TASK DIRECTIONS: Pictures excluded, return the lines below from the first through the line holding "(0,0) rectangle (23.3,16.26);".

MATERIAL PROVIDED:
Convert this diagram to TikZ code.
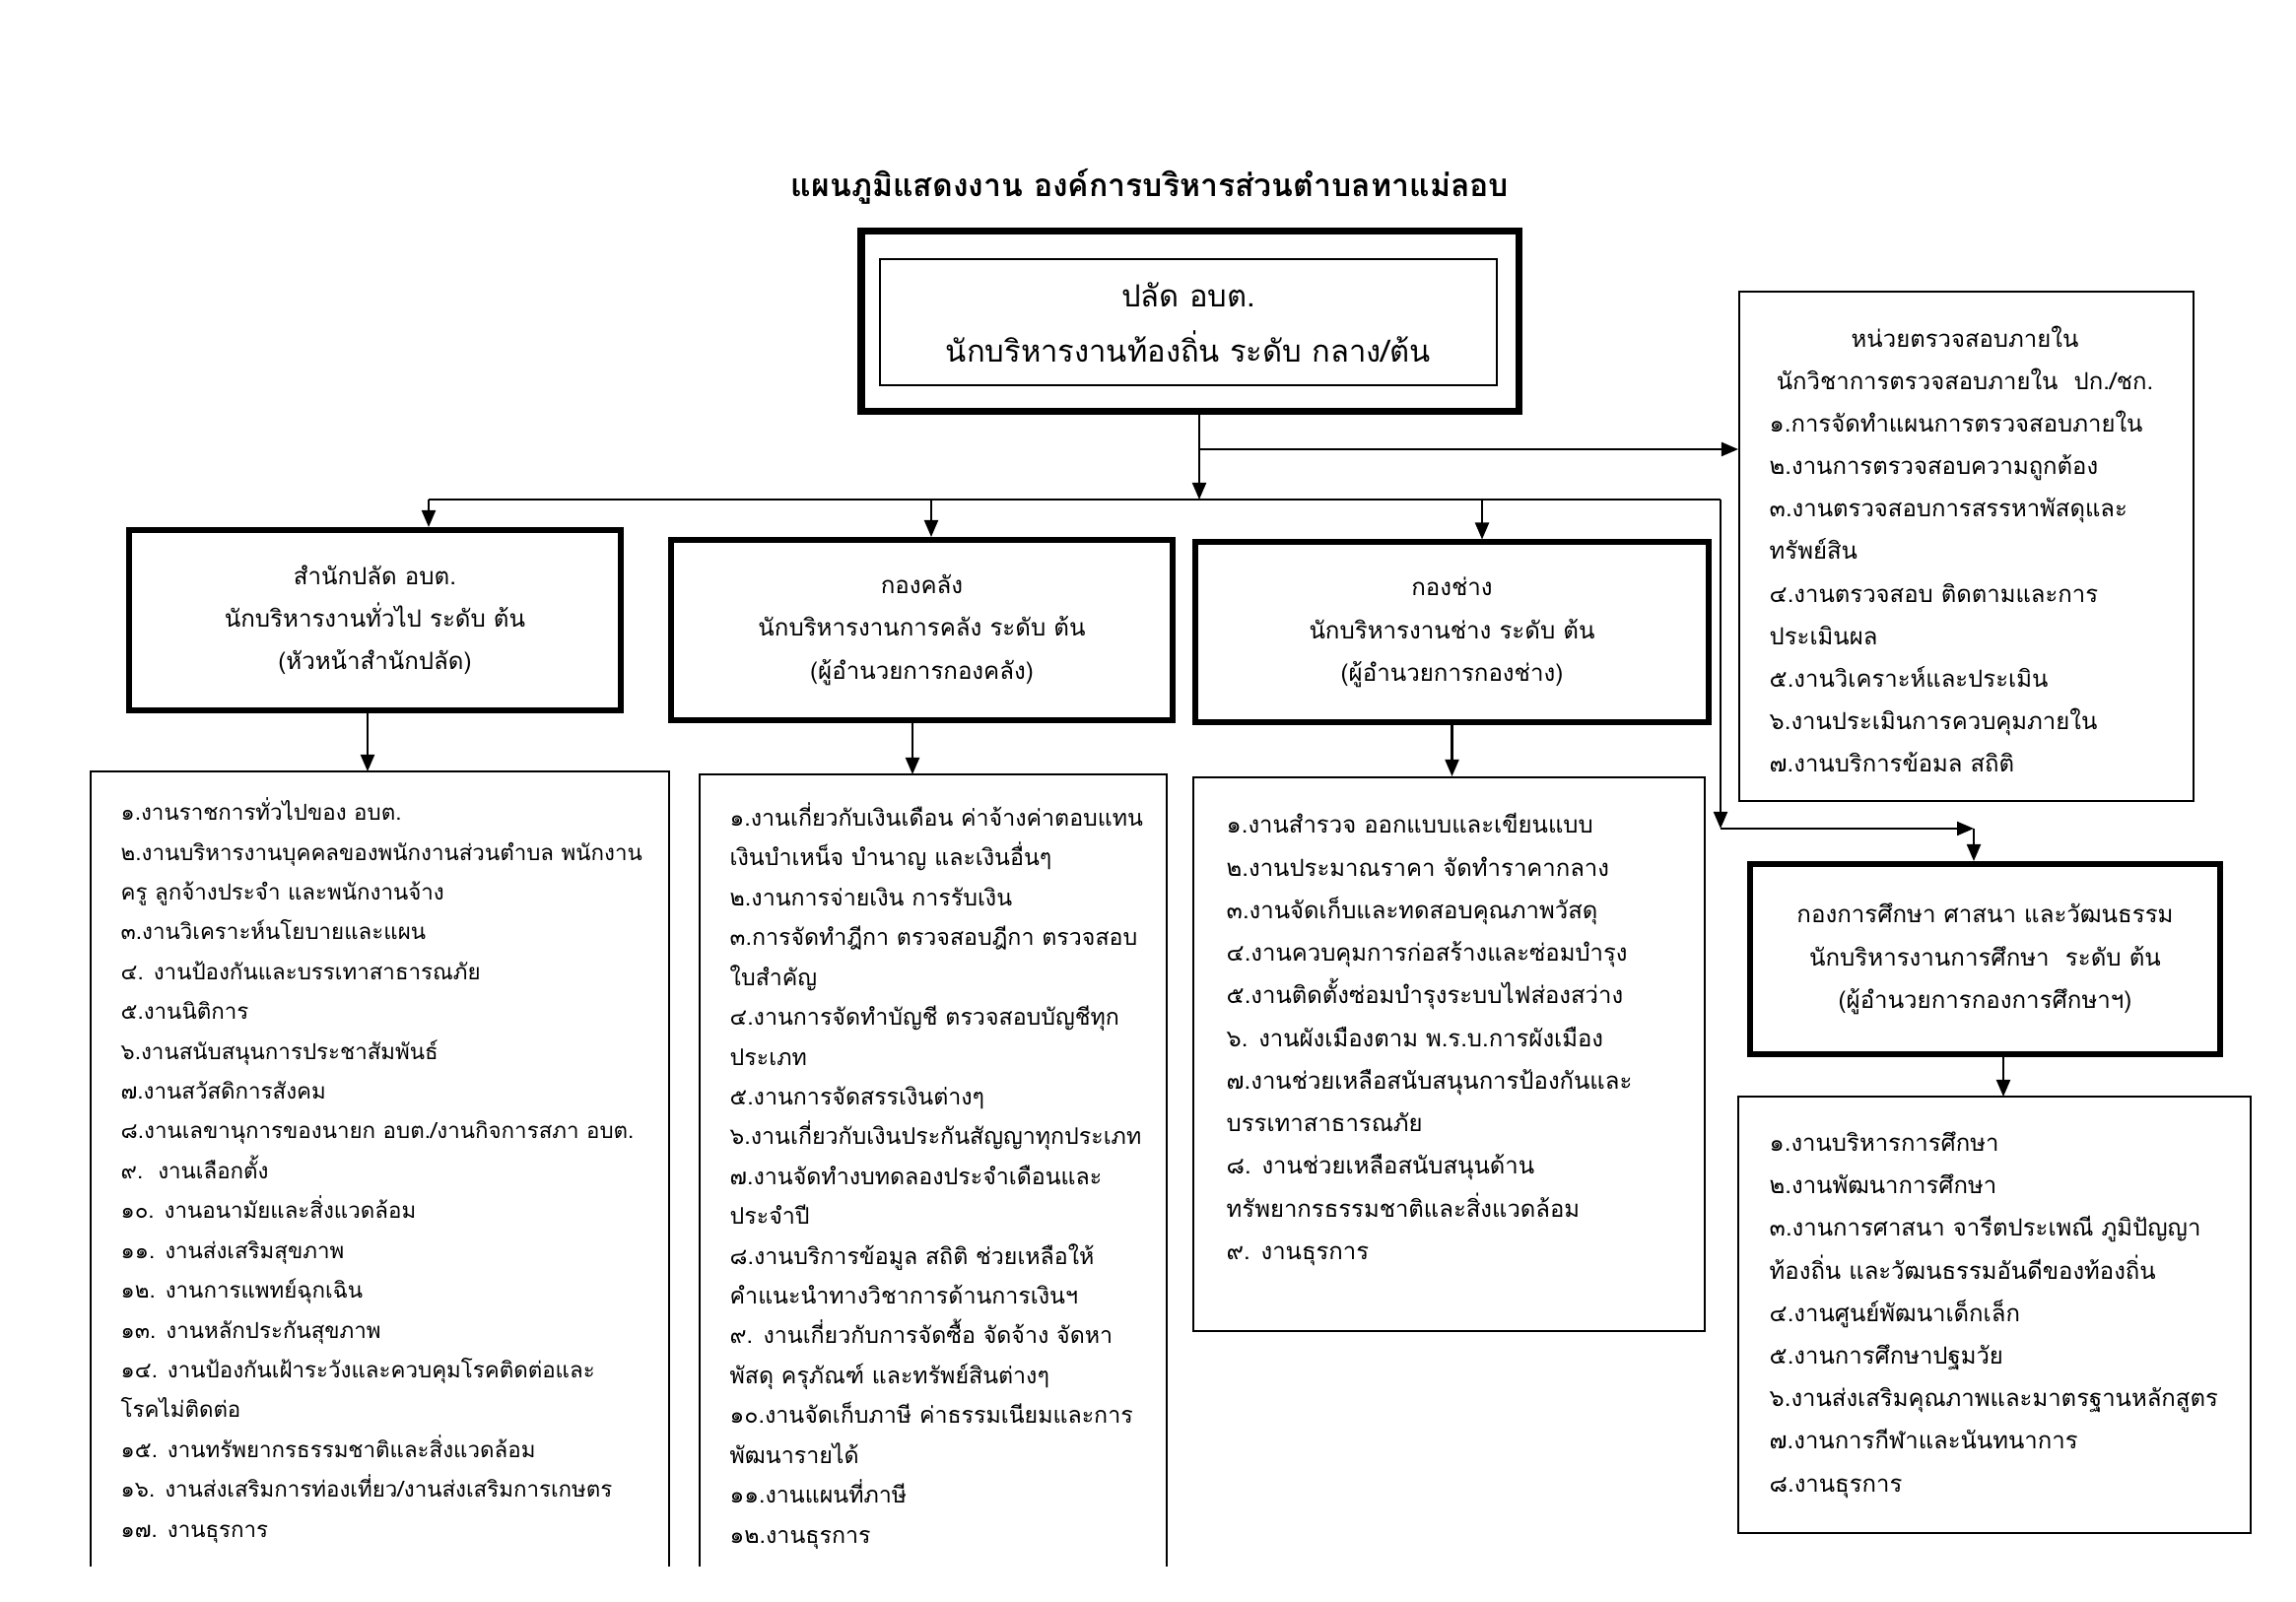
\documentclass[tikz,border=0pt]{standalone}
\usepackage{fontspec}
\newfontfamily\thaifont[Script=Thai]{Loma}
\usetikzlibrary{arrows.meta,positioning,calc}
\newcommand\titlefont{\thaifont\bfseries\fontsize{9.1}{12}\selectfont}
\newcommand\topfont{\thaifont\fontsize{8.8}{16}\selectfont}
\newcommand\headfont{\thaifont\fontsize{6.85}{12.3}\selectfont}
\newcommand\listfont{\thaifont\fontsize{6.8}{12.3}\selectfont}

\begin{document}
\begin{tikzpicture}[
  topbox/.style={rectangle,draw,line width=2pt,minimum width=6.67cm,minimum height=1.83cm},
  innerbox/.style={rectangle,draw,line width=0.6pt,minimum width=6.26cm,minimum height=1.28cm,align=center,font=\topfont},
  headbox/.style={rectangle,draw,line width=1.7pt,minimum height=1.83cm,align=center,font=\headfont},
  listframe/.style={rectangle,draw,line width=0.6pt},
  listtext/.style={inner sep=0pt,align=left,anchor=north west,font=\listfont},
  arr/.style={-{Triangle[length=1.7mm,width=1.4mm]},line width=0.6pt}
]
\useasboundingbox (0,0) rectangle (23.3,16.26);

% title
\node[font=\titlefont] (title) at (11.67,14.37) {แผนภูมิแสดงงาน องค์การบริหารส่วนตำบลทาแม่ลอบ};

% top level
\node[topbox] (topbox) at (12.075,12.995) {};
\node[innerbox] (chief) at (12.06,12.99) {ปลัด อบต.\\นักบริหารงานท้องถิ่น ระดับ กลาง/ต้น};

% internal audit unit
\node[listframe,minimum width=4.61cm,minimum height=5.17cm] (auditbox) at (19.955,10.715) {};
\node[inner sep=0pt,align=center,font=\listfont,anchor=north] (audithead) at (19.94,12.96) {หน่วยตรวจสอบภายใน\\นักวิชาการตรวจสอบภายใน~~ปก./ชก.};
\node[listtext] (audititems) at (17.95,12.10) {%
๑.การจัดทำแผนการตรวจสอบภายใน\\
๒.งานการตรวจสอบความถูกต้อง\\
๓.งานตรวจสอบการสรรหาพัสดุและ\\
ทรัพย์สิน\\
๔.งานตรวจสอบ ติดตามและการ\\
ประเมินผล\\
๕.งานวิเคราะห์และประเมิน\\
๖.งานประเมินการควบคุมภายใน\\
๗.งานบริการข้อมล สถิติ};

% divisions
\node[headbox,minimum width=4.99cm] (adminbox) at (3.805,9.965) {สำนักปลัด อบต.\\นักบริหารงานทั่วไป ระดับ ต้น\\(หัวหน้าสำนักปลัด)};
\node[headbox,minimum width=5.09cm] (financebox) at (9.355,9.865) {กองคลัง\\นักบริหารงานการคลัง ระดับ ต้น\\(ผู้อำนวยการกองคลัง)};
\node[headbox,minimum width=5.21cm] (worksbox) at (14.735,9.84) {กองช่าง\\นักบริหารงานช่าง ระดับ ต้น\\(ผู้อำนวยการกองช่าง)};
\node[headbox,minimum width=4.77cm,minimum height=1.93cm] (edbox) at (20.145,6.525) {กองการศึกษา ศาสนา และวัฒนธรรม\\นักบริหารงานการศึกษา~~ระดับ ต้น\\(ผู้อำนวยการกองการศึกษาฯ)};

% task lists
\coordinate (adminTL) at (0.92,8.43);
\coordinate (adminTR) at (6.79,8.43);
\coordinate (pagebot) at (0,0.36);
\draw[line width=0.6pt] (adminTL |- pagebot) -- (adminTL) -- (adminTR) -- (adminTR |- pagebot);
\node[listtext,font=\thaifont\fontsize{6.35}{11.5}\selectfont] (adminlist) at (1.22,8.17) {%
๑.งานราชการทั่วไปของ อบต.\\
๒.งานบริหารงานบุคคลของพนักงานส่วนตำบล พนักงาน\\
ครู ลูกจ้างประจำ และพนักงานจ้าง\\
๓.งานวิเคราะห์นโยบายและแผน\\
๔. งานป้องกันและบรรเทาสาธารณภัย\\
๕.งานนิติการ\\
๖.งานสนับสนุนการประชาสัมพันธ์\\
๗.งานสวัสดิการสังคม\\
๘.งานเลขานุการของนายก อบต./งานกิจการสภา อบต.\\
๙.~~งานเลือกตั้ง\\
๑๐. งานอนามัยและสิ่งแวดล้อม\\
๑๑. งานส่งเสริมสุขภาพ\\
๑๒. งานการแพทย์ฉุกเฉิน\\
๑๓. งานหลักประกันสุขภาพ\\
๑๔. งานป้องกันเฝ้าระวังและควบคุมโรคติดต่อและ\\
โรคไม่ติดต่อ\\
๑๕. งานทรัพยากรธรรมชาติและสิ่งแวดล้อม\\
๑๖. งานส่งเสริมการท่องเที่ยว/งานส่งเสริมการเกษตร\\
๑๗. งานธุรการ};

\coordinate (financeTL) at (7.10,8.40);
\coordinate (financeTR) at (11.84,8.40);
\draw[line width=0.6pt] (financeTL |- pagebot) -- (financeTL) -- (financeTR) -- (financeTR |- pagebot);
\node[listtext,font=\thaifont\fontsize{6.6}{11.5}\selectfont] (financelist) at (7.40,8.12) {%
๑.งานเกี่ยวกับเงินเดือน ค่าจ้างค่าตอบแทน\\
เงินบำเหน็จ บำนาญ และเงินอื่นๆ\\
๒.งานการจ่ายเงิน การรับเงิน\\
๓.การจัดทำฎีกา ตรวจสอบฎีกา ตรวจสอบ\\
ใบสำคัญ\\
๔.งานการจัดทำบัญชี ตรวจสอบบัญชีทุก\\
ประเภท\\
๕.งานการจัดสรรเงินต่างๆ\\
๖.งานเกี่ยวกับเงินประกันสัญญาทุกประเภท\\
๗.งานจัดทำงบทดลองประจำเดือนและ\\
ประจำปี\\
๘.งานบริการข้อมูล สถิติ ช่วยเหลือให้\\
คำแนะนำทางวิชาการด้านการเงินฯ\\
๙. งานเกี่ยวกับการจัดซื้อ จัดจ้าง จัดหา\\
พัสดุ ครุภัณฑ์ และทรัพย์สินต่างๆ\\
๑๐.งานจัดเก็บภาษี ค่าธรรมเนียมและการ\\
พัฒนารายได้\\
๑๑.งานแผนที่ภาษี\\
๑๒.งานธุรการ};

\node[listframe,minimum width=5.19cm,minimum height=5.62cm] (worksframe) at (14.705,5.56) {};
\node[listtext] (workslist) at (12.44,8.01) {%
๑.งานสำรวจ ออกแบบและเขียนแบบ\\
๒.งานประมาณราคา จัดทำราคากลาง\\
๓.งานจัดเก็บและทดสอบคุณภาพวัสดุ\\
๔.งานควบคุมการก่อสร้างและซ่อมบำรุง\\
๕.งานติดตั้งซ่อมบำรุงระบบไฟส่องสว่าง\\
๖. งานผังเมืองตาม พ.ร.บ.การผังเมือง\\
๗.งานช่วยเหลือสนับสนุนการป้องกันและ\\
บรรเทาสาธารณภัย\\
๘. งานช่วยเหลือสนับสนุนด้าน\\
ทรัพยากรธรรมชาติและสิ่งแวดล้อม\\
๙. งานธุรการ};

\node[listframe,minimum width=5.20cm,minimum height=4.43cm] (edframe) at (20.24,2.915) {};
\node[listtext] (edlist) at (17.95,4.78) {%
๑.งานบริหารการศึกษา\\
๒.งานพัฒนาการศึกษา\\
๓.งานการศาสนา จารีตประเพณี ภูมิปัญญา\\
ท้องถิ่น และวัฒนธรรมอันดีของท้องถิ่น\\
๔.งานศูนย์พัฒนาเด็กเล็ก\\
๕.งานการศึกษาปฐมวัย\\
๖.งานส่งเสริมคุณภาพและมาตรฐานหลักสูตร\\
๗.งานการกีฬาและนันทนาการ\\
๘.งานธุรการ};

% connectors
\coordinate (hub) at (12.17,11.19);
\coordinate (split) at (12.17,11.70);
\coordinate (busL) at (4.35,11.19);
\coordinate (busB) at (9.45,11.19);
\coordinate (busC) at (15.04,11.19);
\coordinate (busR) at (17.46,11.19);
\coordinate (edturn) at (17.46,7.85);
\coordinate (edcorner) at (20.03,7.85);
\coordinate (adminarr) at (3.73,8.43);
\coordinate (financearr) at (9.26,8.40);
\coordinate (edarr) at (20.33,5.13);
\draw[arr] (topbox.south -| hub) -- (hub);
\draw[arr] (split) -- (split -| auditbox.west);
\draw[line width=0.6pt] (busL) -- (busR);
\draw[arr] (busL) -- (busL |- adminbox.north);
\draw[arr] (busB) -- (busB |- financebox.north);
\draw[arr] (busC) -- (busC |- worksbox.north);
\draw[arr] (busR) -- (edturn);
\draw[arr] (edturn) -- (edcorner);
\draw[arr] (edcorner) -- (edcorner |- edbox.north);
\draw[arr] (adminarr |- adminbox.south) -- (adminarr);
\draw[arr] (financearr |- financebox.south) -- (financearr);
\draw[arr] (worksbox.south) -- (worksbox.south |- worksframe.north);
\draw[arr] (edarr |- edbox.south) -- (edarr);
\end{tikzpicture}
\end{document}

EXERCISE SOLUTION:
Convert this diagram to TikZ code.
\documentclass[tikz,border=0pt]{standalone}
\usepackage{fontspec}
\newfontfamily\thaifont[Script=Thai]{Loma}
\usetikzlibrary{arrows.meta,positioning,calc}
\newcommand\titlefont{\thaifont\bfseries\fontsize{9.1}{12}\selectfont}
\newcommand\topfont{\thaifont\fontsize{8.8}{16}\selectfont}
\newcommand\headfont{\thaifont\fontsize{6.85}{12.3}\selectfont}
\newcommand\listfont{\thaifont\fontsize{6.8}{12.3}\selectfont}

\begin{document}
\begin{tikzpicture}[
  topbox/.style={rectangle,draw,line width=2pt,minimum width=6.67cm,minimum height=1.83cm},
  innerbox/.style={rectangle,draw,line width=0.6pt,minimum width=6.26cm,minimum height=1.28cm,align=center,font=\topfont},
  headbox/.style={rectangle,draw,line width=1.7pt,minimum height=1.83cm,align=center,font=\headfont},
  listframe/.style={rectangle,draw,line width=0.6pt},
  listtext/.style={inner sep=0pt,align=left,anchor=north west,font=\listfont},
  arr/.style={-{Triangle[length=1.7mm,width=1.4mm]},line width=0.6pt}
]
\useasboundingbox (0,0) rectangle (23.3,16.26);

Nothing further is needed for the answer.